**What is being asked**
What is needed is an exact copy of the lines from the line containing "Write the HTML code for this interface." to the line containing "188 L472 170", both lines included, and nothing else.

**Input**
________
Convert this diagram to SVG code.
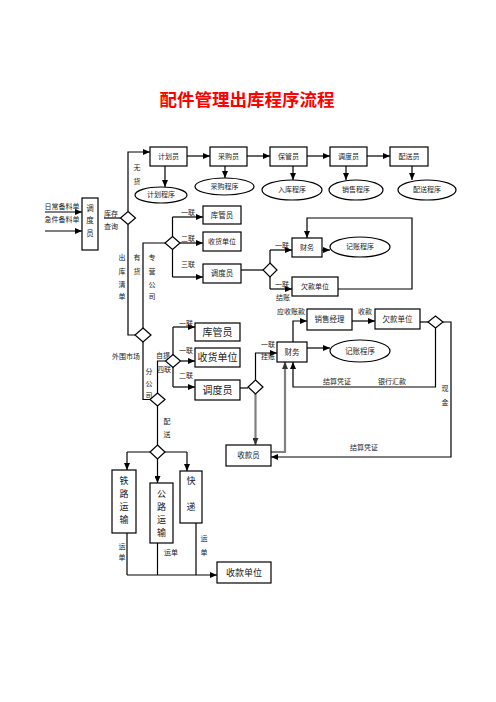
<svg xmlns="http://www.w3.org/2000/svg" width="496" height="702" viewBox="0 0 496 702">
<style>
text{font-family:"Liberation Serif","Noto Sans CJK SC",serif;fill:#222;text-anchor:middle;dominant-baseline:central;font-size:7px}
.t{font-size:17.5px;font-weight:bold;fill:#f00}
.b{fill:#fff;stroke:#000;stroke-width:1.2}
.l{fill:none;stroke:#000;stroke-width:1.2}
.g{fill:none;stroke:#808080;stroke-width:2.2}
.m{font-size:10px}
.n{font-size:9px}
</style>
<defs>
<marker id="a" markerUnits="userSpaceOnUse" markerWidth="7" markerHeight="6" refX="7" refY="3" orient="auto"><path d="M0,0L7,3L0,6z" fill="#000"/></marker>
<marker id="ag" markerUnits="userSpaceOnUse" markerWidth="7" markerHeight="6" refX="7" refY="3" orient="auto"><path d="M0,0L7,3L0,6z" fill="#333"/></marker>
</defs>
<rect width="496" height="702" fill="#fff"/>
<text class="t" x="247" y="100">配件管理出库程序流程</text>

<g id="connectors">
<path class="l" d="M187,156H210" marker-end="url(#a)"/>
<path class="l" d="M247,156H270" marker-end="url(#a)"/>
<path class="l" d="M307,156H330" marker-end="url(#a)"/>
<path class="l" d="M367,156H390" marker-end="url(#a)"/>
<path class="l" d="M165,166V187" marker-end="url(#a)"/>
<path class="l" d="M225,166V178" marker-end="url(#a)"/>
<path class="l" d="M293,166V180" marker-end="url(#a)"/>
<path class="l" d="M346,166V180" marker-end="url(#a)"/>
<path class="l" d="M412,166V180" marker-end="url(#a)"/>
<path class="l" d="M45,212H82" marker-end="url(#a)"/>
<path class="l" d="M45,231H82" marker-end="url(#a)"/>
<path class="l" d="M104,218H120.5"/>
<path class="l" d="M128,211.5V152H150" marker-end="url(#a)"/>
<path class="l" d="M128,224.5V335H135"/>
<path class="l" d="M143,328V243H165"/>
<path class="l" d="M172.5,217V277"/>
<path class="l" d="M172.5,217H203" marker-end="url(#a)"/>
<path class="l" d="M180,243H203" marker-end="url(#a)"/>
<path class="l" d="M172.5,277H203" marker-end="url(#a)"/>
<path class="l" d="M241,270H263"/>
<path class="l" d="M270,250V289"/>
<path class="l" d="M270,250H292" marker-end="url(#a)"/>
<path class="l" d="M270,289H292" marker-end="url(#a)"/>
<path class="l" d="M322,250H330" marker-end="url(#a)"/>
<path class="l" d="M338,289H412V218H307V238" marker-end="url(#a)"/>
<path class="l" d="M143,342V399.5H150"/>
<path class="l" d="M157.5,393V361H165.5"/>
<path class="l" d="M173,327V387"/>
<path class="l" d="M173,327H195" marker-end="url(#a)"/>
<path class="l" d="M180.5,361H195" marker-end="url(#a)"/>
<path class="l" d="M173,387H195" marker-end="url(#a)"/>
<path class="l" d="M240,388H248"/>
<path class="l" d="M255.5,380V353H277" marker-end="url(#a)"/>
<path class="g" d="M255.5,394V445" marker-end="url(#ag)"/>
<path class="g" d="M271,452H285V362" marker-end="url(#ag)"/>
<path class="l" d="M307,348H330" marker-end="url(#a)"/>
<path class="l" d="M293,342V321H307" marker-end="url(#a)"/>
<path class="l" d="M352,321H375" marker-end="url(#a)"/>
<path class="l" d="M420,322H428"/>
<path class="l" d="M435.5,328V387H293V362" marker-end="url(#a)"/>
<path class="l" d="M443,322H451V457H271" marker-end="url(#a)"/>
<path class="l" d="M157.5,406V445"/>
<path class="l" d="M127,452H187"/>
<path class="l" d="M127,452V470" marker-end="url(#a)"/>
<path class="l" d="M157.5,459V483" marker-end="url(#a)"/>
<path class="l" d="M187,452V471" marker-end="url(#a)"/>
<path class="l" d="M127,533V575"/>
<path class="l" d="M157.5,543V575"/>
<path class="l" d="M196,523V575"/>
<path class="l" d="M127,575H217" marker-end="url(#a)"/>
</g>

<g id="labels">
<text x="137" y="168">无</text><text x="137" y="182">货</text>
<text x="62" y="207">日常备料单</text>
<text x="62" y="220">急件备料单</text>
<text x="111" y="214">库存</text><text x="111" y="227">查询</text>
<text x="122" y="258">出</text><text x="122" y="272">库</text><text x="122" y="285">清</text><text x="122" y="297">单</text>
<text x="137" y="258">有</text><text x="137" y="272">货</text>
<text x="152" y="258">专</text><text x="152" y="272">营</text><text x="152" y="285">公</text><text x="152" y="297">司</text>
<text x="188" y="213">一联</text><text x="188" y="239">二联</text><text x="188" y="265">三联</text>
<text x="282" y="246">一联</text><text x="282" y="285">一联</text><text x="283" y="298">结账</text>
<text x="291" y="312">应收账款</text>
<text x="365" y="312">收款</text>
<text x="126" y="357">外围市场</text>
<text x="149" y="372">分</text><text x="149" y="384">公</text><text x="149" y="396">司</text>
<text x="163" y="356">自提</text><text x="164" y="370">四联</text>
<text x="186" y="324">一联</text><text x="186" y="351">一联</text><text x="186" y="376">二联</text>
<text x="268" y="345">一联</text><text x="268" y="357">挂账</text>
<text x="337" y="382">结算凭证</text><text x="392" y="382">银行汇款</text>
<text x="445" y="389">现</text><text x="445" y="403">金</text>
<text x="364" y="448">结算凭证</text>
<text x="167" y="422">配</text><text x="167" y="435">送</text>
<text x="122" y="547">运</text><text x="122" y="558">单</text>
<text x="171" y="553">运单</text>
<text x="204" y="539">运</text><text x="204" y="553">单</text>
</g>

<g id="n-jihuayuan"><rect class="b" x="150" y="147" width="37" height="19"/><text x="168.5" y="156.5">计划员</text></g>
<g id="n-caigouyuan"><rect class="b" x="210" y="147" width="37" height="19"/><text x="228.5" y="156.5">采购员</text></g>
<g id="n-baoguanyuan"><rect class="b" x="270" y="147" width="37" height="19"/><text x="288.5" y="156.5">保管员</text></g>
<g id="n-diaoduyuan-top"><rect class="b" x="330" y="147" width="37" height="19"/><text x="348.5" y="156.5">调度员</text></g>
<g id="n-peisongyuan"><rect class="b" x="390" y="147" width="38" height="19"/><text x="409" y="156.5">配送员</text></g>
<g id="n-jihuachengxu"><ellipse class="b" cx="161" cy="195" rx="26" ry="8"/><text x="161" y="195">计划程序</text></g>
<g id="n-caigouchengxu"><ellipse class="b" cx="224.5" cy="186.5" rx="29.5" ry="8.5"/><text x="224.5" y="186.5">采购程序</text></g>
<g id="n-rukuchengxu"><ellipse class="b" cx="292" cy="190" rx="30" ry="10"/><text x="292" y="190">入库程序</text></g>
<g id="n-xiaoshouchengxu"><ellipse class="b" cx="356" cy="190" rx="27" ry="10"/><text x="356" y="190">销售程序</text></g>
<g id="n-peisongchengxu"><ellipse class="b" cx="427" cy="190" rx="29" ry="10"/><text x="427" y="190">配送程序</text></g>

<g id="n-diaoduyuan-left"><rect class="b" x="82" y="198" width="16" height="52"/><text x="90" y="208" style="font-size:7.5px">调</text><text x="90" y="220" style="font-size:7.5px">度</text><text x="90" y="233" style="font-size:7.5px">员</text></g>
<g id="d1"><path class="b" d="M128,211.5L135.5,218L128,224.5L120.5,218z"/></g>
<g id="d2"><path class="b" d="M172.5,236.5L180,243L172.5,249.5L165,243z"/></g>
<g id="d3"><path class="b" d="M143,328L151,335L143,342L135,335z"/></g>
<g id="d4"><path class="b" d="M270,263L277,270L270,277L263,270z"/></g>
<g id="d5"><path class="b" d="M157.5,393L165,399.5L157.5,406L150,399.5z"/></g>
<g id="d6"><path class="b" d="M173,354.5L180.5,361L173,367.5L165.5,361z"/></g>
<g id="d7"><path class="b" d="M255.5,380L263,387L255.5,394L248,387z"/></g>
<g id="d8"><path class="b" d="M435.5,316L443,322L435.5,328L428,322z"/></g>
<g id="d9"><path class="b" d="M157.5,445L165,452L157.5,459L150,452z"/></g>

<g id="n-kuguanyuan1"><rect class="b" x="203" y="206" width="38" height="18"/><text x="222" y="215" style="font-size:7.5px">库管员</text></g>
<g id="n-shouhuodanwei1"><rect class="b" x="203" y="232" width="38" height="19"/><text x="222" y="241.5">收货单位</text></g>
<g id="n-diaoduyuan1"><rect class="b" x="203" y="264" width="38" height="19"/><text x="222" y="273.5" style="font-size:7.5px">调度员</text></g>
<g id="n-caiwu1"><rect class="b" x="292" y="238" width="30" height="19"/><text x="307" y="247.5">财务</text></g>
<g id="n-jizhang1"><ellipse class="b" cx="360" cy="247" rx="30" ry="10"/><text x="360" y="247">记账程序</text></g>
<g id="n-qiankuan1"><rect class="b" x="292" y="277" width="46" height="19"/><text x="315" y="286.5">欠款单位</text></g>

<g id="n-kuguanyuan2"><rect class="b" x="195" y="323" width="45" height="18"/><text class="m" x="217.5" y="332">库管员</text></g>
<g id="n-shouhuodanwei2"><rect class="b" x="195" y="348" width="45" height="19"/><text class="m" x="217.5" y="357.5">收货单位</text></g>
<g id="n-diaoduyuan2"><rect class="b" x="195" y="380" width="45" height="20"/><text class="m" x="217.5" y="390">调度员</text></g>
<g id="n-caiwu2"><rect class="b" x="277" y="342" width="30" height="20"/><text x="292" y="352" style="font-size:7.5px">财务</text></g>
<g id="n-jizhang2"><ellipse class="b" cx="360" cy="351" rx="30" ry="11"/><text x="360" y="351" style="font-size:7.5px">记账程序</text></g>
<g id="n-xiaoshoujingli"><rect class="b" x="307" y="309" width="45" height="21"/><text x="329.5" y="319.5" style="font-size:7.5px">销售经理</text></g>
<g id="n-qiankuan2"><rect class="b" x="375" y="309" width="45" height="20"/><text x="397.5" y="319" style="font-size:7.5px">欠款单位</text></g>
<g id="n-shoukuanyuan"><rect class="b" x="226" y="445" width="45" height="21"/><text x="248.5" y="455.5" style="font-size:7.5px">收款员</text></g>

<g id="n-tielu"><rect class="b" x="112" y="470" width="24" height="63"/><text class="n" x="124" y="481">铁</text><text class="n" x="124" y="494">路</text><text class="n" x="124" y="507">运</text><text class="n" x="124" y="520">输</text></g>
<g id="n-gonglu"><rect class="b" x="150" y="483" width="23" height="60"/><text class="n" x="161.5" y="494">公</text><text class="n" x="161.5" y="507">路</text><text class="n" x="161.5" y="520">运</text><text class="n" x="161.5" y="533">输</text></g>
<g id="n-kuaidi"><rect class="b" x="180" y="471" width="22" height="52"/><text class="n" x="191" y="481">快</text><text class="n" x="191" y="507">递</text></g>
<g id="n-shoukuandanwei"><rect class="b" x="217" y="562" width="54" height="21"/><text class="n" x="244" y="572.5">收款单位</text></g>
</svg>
________
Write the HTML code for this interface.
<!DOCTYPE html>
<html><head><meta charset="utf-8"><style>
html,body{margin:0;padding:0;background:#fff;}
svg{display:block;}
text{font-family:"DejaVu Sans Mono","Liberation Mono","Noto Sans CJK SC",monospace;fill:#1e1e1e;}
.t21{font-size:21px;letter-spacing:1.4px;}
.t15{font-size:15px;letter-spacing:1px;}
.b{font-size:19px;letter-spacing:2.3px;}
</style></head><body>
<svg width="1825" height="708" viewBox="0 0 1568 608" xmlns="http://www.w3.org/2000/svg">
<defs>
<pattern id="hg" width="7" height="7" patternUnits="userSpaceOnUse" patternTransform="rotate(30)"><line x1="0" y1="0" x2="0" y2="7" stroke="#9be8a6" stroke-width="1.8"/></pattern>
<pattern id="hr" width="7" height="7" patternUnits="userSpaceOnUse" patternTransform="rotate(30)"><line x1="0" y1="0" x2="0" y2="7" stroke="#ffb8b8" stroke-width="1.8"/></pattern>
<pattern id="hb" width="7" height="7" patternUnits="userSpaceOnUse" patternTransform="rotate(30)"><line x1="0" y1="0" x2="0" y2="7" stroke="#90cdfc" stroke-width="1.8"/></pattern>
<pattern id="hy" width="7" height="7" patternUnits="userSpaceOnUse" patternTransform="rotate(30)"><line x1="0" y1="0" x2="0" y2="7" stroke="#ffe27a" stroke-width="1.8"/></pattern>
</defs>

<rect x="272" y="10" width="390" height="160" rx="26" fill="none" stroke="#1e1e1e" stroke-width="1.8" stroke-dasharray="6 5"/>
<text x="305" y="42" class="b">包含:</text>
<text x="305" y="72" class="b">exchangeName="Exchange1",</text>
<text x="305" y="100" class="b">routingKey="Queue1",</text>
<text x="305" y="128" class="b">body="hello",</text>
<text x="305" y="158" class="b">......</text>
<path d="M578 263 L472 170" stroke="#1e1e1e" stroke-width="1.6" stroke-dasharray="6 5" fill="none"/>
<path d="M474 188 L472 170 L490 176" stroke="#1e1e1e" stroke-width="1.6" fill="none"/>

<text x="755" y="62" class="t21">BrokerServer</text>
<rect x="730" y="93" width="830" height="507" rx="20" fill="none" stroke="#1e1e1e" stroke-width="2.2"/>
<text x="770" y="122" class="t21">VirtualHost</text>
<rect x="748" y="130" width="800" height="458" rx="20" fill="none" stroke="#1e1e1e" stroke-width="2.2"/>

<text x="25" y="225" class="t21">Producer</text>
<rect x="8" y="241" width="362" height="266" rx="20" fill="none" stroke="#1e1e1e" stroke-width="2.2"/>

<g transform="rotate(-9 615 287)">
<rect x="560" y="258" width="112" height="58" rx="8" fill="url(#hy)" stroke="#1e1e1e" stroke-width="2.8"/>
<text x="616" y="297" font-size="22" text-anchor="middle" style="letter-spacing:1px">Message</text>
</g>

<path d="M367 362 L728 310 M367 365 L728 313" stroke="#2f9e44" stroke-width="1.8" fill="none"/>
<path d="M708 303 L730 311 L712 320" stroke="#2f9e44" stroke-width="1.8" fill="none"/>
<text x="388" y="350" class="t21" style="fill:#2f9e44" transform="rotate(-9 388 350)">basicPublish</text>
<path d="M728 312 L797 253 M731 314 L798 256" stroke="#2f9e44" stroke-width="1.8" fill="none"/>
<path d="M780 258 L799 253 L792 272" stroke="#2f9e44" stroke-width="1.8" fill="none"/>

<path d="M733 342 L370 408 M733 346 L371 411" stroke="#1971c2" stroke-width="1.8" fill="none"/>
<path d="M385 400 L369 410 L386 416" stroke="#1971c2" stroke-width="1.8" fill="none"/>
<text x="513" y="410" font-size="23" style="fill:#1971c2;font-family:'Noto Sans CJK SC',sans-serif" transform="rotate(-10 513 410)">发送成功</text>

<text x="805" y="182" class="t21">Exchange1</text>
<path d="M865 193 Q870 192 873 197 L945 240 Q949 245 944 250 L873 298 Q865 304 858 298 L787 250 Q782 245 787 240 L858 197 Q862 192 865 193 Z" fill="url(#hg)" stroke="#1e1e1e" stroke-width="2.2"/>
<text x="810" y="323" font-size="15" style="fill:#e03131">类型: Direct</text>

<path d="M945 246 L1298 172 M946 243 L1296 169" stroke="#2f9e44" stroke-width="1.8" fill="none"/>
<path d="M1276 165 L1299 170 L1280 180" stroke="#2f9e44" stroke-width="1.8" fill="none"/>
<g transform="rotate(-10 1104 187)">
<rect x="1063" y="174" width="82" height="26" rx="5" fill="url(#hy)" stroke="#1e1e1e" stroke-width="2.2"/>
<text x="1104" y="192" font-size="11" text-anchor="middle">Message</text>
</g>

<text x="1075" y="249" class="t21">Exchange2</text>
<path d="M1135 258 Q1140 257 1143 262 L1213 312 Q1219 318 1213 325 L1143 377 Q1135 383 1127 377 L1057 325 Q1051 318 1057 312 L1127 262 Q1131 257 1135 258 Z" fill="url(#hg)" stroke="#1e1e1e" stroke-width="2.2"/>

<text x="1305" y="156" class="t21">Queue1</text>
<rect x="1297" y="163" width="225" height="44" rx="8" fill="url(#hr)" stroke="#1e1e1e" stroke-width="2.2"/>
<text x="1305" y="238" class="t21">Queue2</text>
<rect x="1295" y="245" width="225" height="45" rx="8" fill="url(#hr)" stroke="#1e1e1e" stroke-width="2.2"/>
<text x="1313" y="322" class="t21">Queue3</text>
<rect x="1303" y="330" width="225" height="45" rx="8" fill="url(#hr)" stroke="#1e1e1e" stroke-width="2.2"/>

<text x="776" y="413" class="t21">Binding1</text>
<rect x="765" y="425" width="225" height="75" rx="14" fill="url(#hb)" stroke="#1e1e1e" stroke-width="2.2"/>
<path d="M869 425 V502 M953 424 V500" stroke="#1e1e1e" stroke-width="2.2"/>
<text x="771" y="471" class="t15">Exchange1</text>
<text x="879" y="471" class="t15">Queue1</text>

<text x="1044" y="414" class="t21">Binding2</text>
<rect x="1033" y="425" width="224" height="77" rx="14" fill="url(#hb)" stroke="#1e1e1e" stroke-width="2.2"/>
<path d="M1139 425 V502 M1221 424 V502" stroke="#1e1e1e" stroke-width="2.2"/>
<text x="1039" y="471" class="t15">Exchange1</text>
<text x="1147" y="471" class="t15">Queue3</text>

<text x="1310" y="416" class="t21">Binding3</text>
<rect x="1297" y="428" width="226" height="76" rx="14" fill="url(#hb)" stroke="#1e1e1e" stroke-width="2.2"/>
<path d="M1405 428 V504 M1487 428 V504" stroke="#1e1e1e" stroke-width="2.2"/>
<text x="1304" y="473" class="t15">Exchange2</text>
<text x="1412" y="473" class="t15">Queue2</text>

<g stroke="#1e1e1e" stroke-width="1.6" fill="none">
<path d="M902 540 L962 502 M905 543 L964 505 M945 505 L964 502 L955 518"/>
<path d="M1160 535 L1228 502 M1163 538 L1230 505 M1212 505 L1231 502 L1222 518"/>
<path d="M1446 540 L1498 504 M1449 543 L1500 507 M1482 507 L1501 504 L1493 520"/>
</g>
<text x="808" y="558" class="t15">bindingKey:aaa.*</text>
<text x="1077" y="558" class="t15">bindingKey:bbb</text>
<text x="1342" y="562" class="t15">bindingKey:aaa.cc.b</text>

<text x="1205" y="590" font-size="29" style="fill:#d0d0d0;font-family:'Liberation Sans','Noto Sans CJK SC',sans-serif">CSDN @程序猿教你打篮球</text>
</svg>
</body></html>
________
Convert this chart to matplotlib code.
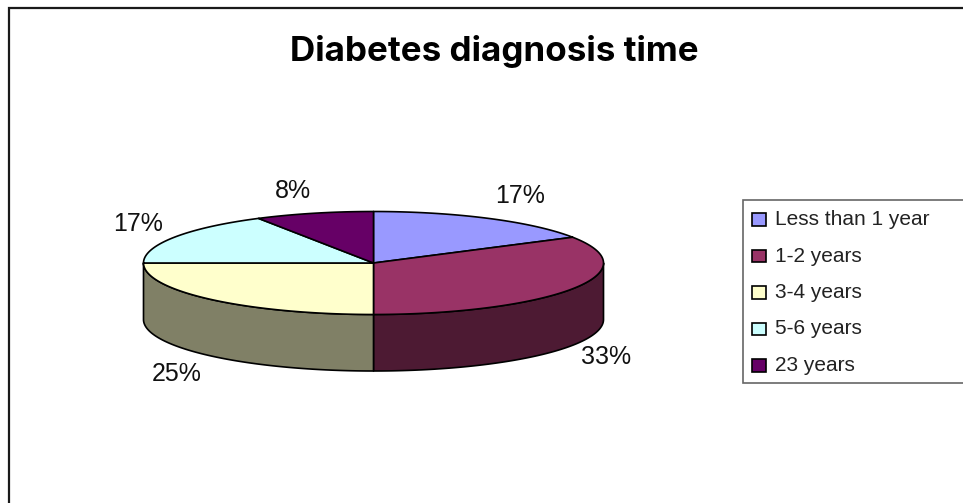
________
**Completed exercise**
Write the HTML code for this interface.
<!DOCTYPE html>
<html><head><meta charset="utf-8"><style>
html,body{margin:0;padding:0;background:#fff;}
svg{display:block;}
text{font-family:"DejaVu Sans Mono","Liberation Mono","Noto Sans CJK SC",monospace;fill:#1e1e1e;}
.t21{font-size:21px;letter-spacing:1.4px;}
.t15{font-size:15px;letter-spacing:1px;}
.b{font-size:19px;letter-spacing:2.3px;}
</style></head><body>
<svg width="1825" height="708" viewBox="0 0 1568 608" xmlns="http://www.w3.org/2000/svg">
<defs>
<pattern id="hg" width="7" height="7" patternUnits="userSpaceOnUse" patternTransform="rotate(30)"><line x1="0" y1="0" x2="0" y2="7" stroke="#9be8a6" stroke-width="1.8"/></pattern>
<pattern id="hr" width="7" height="7" patternUnits="userSpaceOnUse" patternTransform="rotate(30)"><line x1="0" y1="0" x2="0" y2="7" stroke="#ffb8b8" stroke-width="1.8"/></pattern>
<pattern id="hb" width="7" height="7" patternUnits="userSpaceOnUse" patternTransform="rotate(30)"><line x1="0" y1="0" x2="0" y2="7" stroke="#90cdfc" stroke-width="1.8"/></pattern>
<pattern id="hy" width="7" height="7" patternUnits="userSpaceOnUse" patternTransform="rotate(30)"><line x1="0" y1="0" x2="0" y2="7" stroke="#ffe27a" stroke-width="1.8"/></pattern>
</defs>

<rect x="272" y="10" width="390" height="160" rx="26" fill="none" stroke="#1e1e1e" stroke-width="1.8" stroke-dasharray="6 5"/>
<text x="305" y="42" class="b">包含:</text>
<text x="305" y="72" class="b">exchangeName="Exchange1",</text>
<text x="305" y="100" class="b">routingKey="Queue1",</text>
<text x="305" y="128" class="b">body="hello",</text>
<text x="305" y="158" class="b">......</text>
<path d="M578 263 L472 170" stroke="#1e1e1e" stroke-width="1.6" stroke-dasharray="6 5" fill="none"/>
<path d="M474 188 L472 170 L490 176" stroke="#1e1e1e" stroke-width="1.6" fill="none"/>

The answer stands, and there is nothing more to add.